Unfortunately for Canadians there is no such thing as a free lunch. Since there is no abundant, affordable supply of substitute oils available, all the product replacements now forced by the ban will inflate the price we pay for groceries, hitting those who can least afford it the hardest.

More worrisome, the lack of real evidence against trans fats will leave us susceptible to retaliatory trade action from all of the countries we do business with. Consider the American response when Canada starts turning back U.S. foods containing trans fats based on a policy based more on politics than on clear scientific evidence.

It is not a good time to poke our biggest trading partner in the rear, for no good reason.
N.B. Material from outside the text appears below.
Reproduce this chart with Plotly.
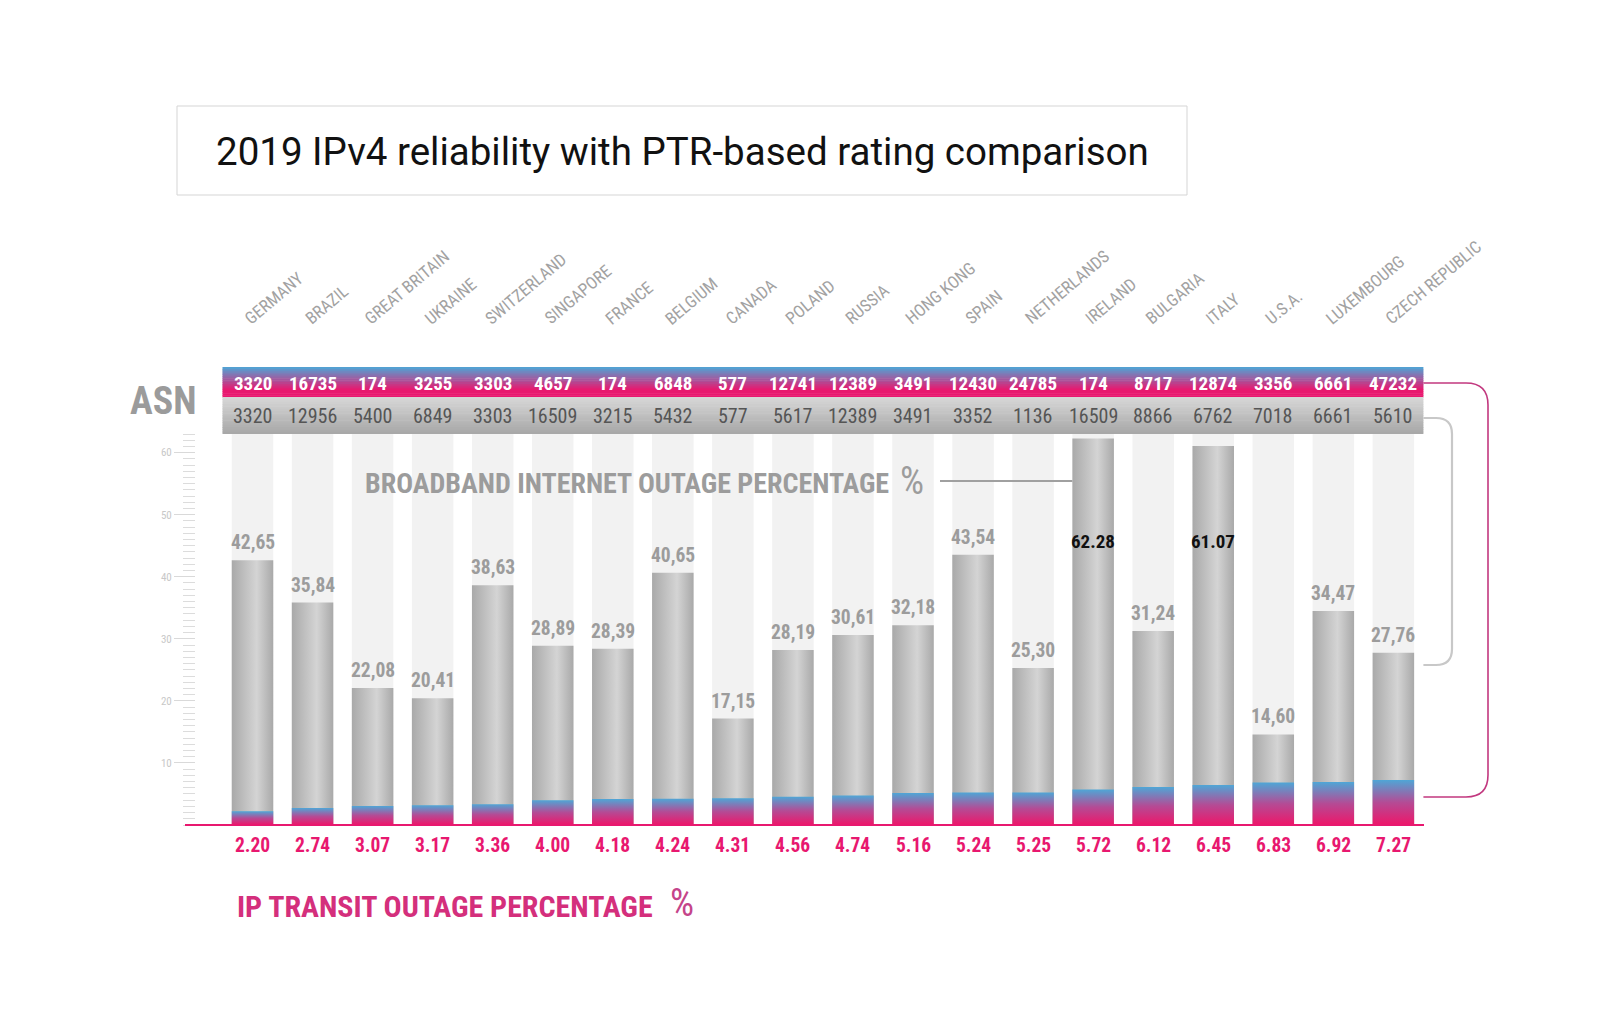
import plotly.graph_objects as go

# ---------------- data ----------------
countries = ["GERMANY", "BRAZIL", "GREAT BRITAIN", "UKRAINE", "SWITZERLAND", "SINGAPORE",
             "FRANCE", "BELGIUM", "CANADA", "POLAND", "RUSSIA", "HONG KONG", "SPAIN",
             "NETHERLANDS", "IRELAND", "BULGARIA", "ITALY", "U.S.A.", "LUXEMBOURG",
             "CZECH REPUBLIC"]
asn_transit = [3320, 16735, 174, 3255, 3303, 4657, 174, 6848, 577, 12741, 12389, 3491,
               12430, 24785, 174, 8717, 12874, 3356, 6661, 47232]
asn_broadband = [3320, 12956, 5400, 6849, 3303, 16509, 3215, 5432, 577, 5617, 12389, 3491,
                 3352, 1136, 16509, 8866, 6762, 7018, 6661, 5610]
broadband_pct = [42.65, 35.84, 22.08, 20.41, 38.63, 28.89, 28.39, 40.65, 17.15, 28.19,
                 30.61, 32.18, 43.54, 25.30, 62.28, 31.24, 61.07, 14.60, 34.47, 27.76]
transit_pct = [2.20, 2.74, 3.07, 3.17, 3.36, 4.00, 4.18, 4.24, 4.31, 4.56, 4.74, 5.16,
               5.24, 5.25, 5.72, 6.12, 6.45, 6.83, 6.92, 7.27]
y_ticks = [10, 20, 30, 40, 50, 60]
title_text = "2019 IPv4 reliability with PTR-based rating comparison"

# ---------------- layout constants ----------------
W, H = 1600, 1028
PL, PR, PT, PB = 196, 1424, 434, 825          # plot area in pixels
X0, X1 = -0.941, 19.51
Y0, Y1 = 0, 63
HW = 0.3456                                    # half bar width (category units)

COND = "'Liberation Sans Narrow', 'Roboto Condensed', 'Arial Narrow', Roboto, sans-serif"
PINK = "#e8186f"
BLUE = "#4ea6d6"
GREY_TXT = "#9c9c9c"


def px_x(px):
    return (px - PL) / (PR - PL)


def px_y(py):
    return (PB - py) / (PB - PT)


def cat_x(c):
    return (c - X0) / (X1 - X0)


def hex2rgb(h):
    h = h.lstrip("#")
    return tuple(int(h[k:k + 2], 16) for k in (0, 2, 4))


def mix(c1, c2, t):
    a, b = hex2rgb(c1), hex2rgb(c2)
    return "rgb(%d,%d,%d)" % tuple(round(a[k] + (b[k] - a[k]) * t) for k in range(3))


def ann(**kw):
    d = dict(showarrow=False, xanchor="center", yanchor="middle")
    d.update(kw)
    return d


n = len(countries)
fig = go.Figure()
shapes = []
annotations = []

# background columns
for i in range(n):
    shapes.append(dict(type="rect", xref="x", yref="paper", x0=i - HW, x1=i + HW, y0=0, y1=1,
                       fillcolor="#f2f2f2", line=dict(width=0), layer="below"))

# broadband bars (grey, horizontal gradient)
for i, v in enumerate(broadband_pct):
    fig.add_trace(go.Scatter(
        x=[i - HW, i + HW, i + HW, i - HW, i - HW], y=[0, 0, v, v, 0],
        mode="lines", line=dict(width=0), fill="toself",
        fillgradient=dict(type="horizontal",
                          colorscale=[[0, "#a9a9a9"], [0.6, "#d4d4d4"], [1, "#a9a9a9"]]),
        hoverinfo="skip", showlegend=False))

# transit bars (pink -> blue vertical gradient)
for i, v in enumerate(transit_pct):
    fig.add_trace(go.Scatter(
        x=[i - HW, i + HW, i + HW, i - HW, i - HW], y=[0, 0, v, v, 0],
        mode="lines", line=dict(width=0), fill="toself",
        fillgradient=dict(type="vertical",
                          colorscale=[[0, "#ee1669"], [0.5, "#b44b95"], [1, "#4fa6d6"]]),
        hoverinfo="skip", showlegend=False))

# broadband value labels
for i, v in enumerate(broadband_pct):
    if v > 60:
        annotations.append(ann(x=i, y=45.6, xref="x", yref="y",
                               text="<b>%.2f</b>" % v,
                               font=dict(family=COND, size=19, color="#111111")))
    else:
        annotations.append(ann(x=i, y=v, xref="x", yref="y", yanchor="bottom", yshift=4,
                               text="<b>%s</b>" % ("%.2f" % v).replace(".", ","),
                               font=dict(family=COND, size=19.5, color=GREY_TXT)))

# transit value labels
for i, v in enumerate(transit_pct):
    annotations.append(ann(x=i, y=px_y(845), xref="x", yref="paper",
                           text="<b>%.2f</b>" % v,
                           font=dict(family=COND, size=19.5, color=PINK)))

# country labels (rotated)
for i, c in enumerate(countries):
    annotations.append(ann(x=i - 0.24, y=px_y(331), xref="x", yref="paper",
                           xanchor="left", yanchor="bottom", textangle=-40, text=c,
                           font=dict(family=COND, size=17, color="#a2a2a2")))

# ASN bands (gradient stripes)
bx0, bx1 = cat_x(-0.5), cat_x(19.5)
K = 16
top1, bot1 = 367, 397
for k in range(K):
    ya = top1 + (bot1 - top1) * k / K
    yb = top1 + (bot1 - top1) * (k + 1) / K
    t = min(1.0, (k + 0.5) / K / 0.75)
    shapes.append(dict(type="rect", xref="paper", yref="paper", x0=bx0, x1=bx1,
                       y0=px_y(yb + 0.6), y1=px_y(ya), fillcolor=mix(BLUE, PINK, t),
                       line=dict(width=0)))
top2, bot2 = 397, 434
for k in range(K):
    ya = top2 + (bot2 - top2) * k / K
    yb = top2 + (bot2 - top2) * (k + 1) / K
    t = (k + 0.5) / K
    shapes.append(dict(type="rect", xref="paper", yref="paper", x0=bx0, x1=bx1,
                       y0=px_y(min(yb + 0.6, bot2)), y1=px_y(ya),
                       fillcolor=mix("#d8d8d8", "#a6a6a6", t), line=dict(width=0)))

for i in range(n):
    annotations.append(ann(x=i, y=px_y(383), xref="x", yref="paper",
                           text="<b>%d</b>" % asn_transit[i],
                           font=dict(family=COND, size=19, color="white")))
    annotations.append(ann(x=i, y=px_y(416), xref="x", yref="paper",
                           text="%d" % asn_broadband[i],
                           font=dict(family=COND, size=20, color="#555555")))

annotations.append(ann(x=px_x(198), y=px_y(401), xref="paper", yref="paper",
                       xanchor="right", text="<b>ASN</b>",
                       font=dict(family=COND, size=38, color="#9b9b9b")))

# baseline
shapes.append(dict(type="line", xref="paper", yref="paper", x0=px_x(185), x1=1, y0=0, y1=0,
                   line=dict(color=PINK, width=2)))

# title box
shapes.append(dict(type="rect", xref="paper", yref="paper", x0=px_x(177), x1=px_x(1187),
                   y0=px_y(195), y1=px_y(106), line=dict(color="#d5d5d5", width=1),
                   fillcolor="rgba(0,0,0,0)"))
annotations.append(ann(x=px_x(682), y=px_y(151), xref="paper", yref="paper",
                       text=title_text, font=dict(family="Roboto", size=38.5, color="#111111")))

# broadband legend text
annotations.append(ann(x=px_x(363), y=px_y(483), xref="paper", yref="paper",
                       xanchor="left", text="<b>BROADBAND INTERNET OUTAGE PERCENTAGE</b>",
                       font=dict(family=COND, size=28, color=GREY_TXT)))
annotations.append(ann(x=px_x(898), y=px_y(481), xref="paper", yref="paper",
                       xanchor="left", text="%",
                       font=dict(family=COND, size=38, color=GREY_TXT)))
shapes.append(dict(type="line", xref="paper", yref="paper", x0=px_x(940),
                   x1=cat_x(14 - HW), y0=px_y(481), y1=px_y(481),
                   line=dict(color="#a0a0a0", width=2)))

# IP transit legend text
annotations.append(ann(x=px_x(235), y=px_y(906), xref="paper", yref="paper",
                       xanchor="left", text="<b>IP TRANSIT OUTAGE PERCENTAGE</b>",
                       font=dict(family=COND, size=30, color="#d42f7c")))
annotations.append(ann(x=px_x(668), y=px_y(903), xref="paper", yref="paper",
                       xanchor="left", text="%",
                       font=dict(family=COND, size=38, color="#c5448a")))


# right brackets
def bracket(xs, xe, ytop, ybot, r):
    p = ("M %f,%f L %f,%f Q %f,%f %f,%f L %f,%f Q %f,%f %f,%f L %f,%f" % (
        px_x(xs), px_y(ytop), px_x(xe - r), px_y(ytop),
        px_x(xe), px_y(ytop), px_x(xe), px_y(ytop + r),
        px_x(xe), px_y(ybot - r),
        px_x(xe), px_y(ybot), px_x(xe - r), px_y(ybot),
        px_x(xs), px_y(ybot)))
    return p


band_right_px = cat_x(19.5) * (PR - PL) + PL
shapes.append(dict(type="path", xref="paper", yref="paper",
                   path=bracket(band_right_px, 1488, 383, 797, 22),
                   line=dict(color="#c2387f", width=1.6)))
shapes.append(dict(type="path", xref="paper", yref="paper",
                   path=bracket(band_right_px, 1452, 418, 665, 16),
                   line=dict(color="#c8c8c8", width=2.2)))

fig.update_layout(
    width=W, height=H,
    margin=dict(l=PL, r=W - PR, t=PT, b=H - PB),
    paper_bgcolor="white", plot_bgcolor="white",
    showlegend=False,
    xaxis=dict(range=[X0, X1], visible=False, fixedrange=True),
    yaxis=dict(range=[Y0, Y1], showgrid=False, zeroline=False, showline=False,
               ticks="outside", ticklen=21, tickwidth=1, tickcolor="#d9d9d9",
               tickvals=y_ticks, tickfont=dict(family=COND, size=11, color="#c8c8c8"),
               minor=dict(dtick=1, tick0=0, ticks="outside", ticklen=12,
                          tickcolor="#dcdcdc", tickwidth=1),
               fixedrange=True),
    shapes=shapes,
    annotations=annotations,
)

fig.write_html("out.html", config={"displayModeBar": False},
               post_script="document.body.style.margin='0px';")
Manitoba’s export dependent farmers are already suffering financial hardships due to the BSE related closure of the American border to Canadian cattle. Most recently the province’s most successful value-added food product, the hog sector has been subjected to tariffs, joining other commodities such as wheat and the now infamous softwood lumber in a growing range of U.S. trade harassments.

“Research tells us fourteen out of any ten individuals like chocolate,” quips children’s author Sandra Boynton. When it comes to the regulation of dangerous substances, the Manitoba MPs who finagled the ban on trans fats displayed a gullibility that rivals her audience's. Canada’s food producers and consumers will pay the price for this juvenile law.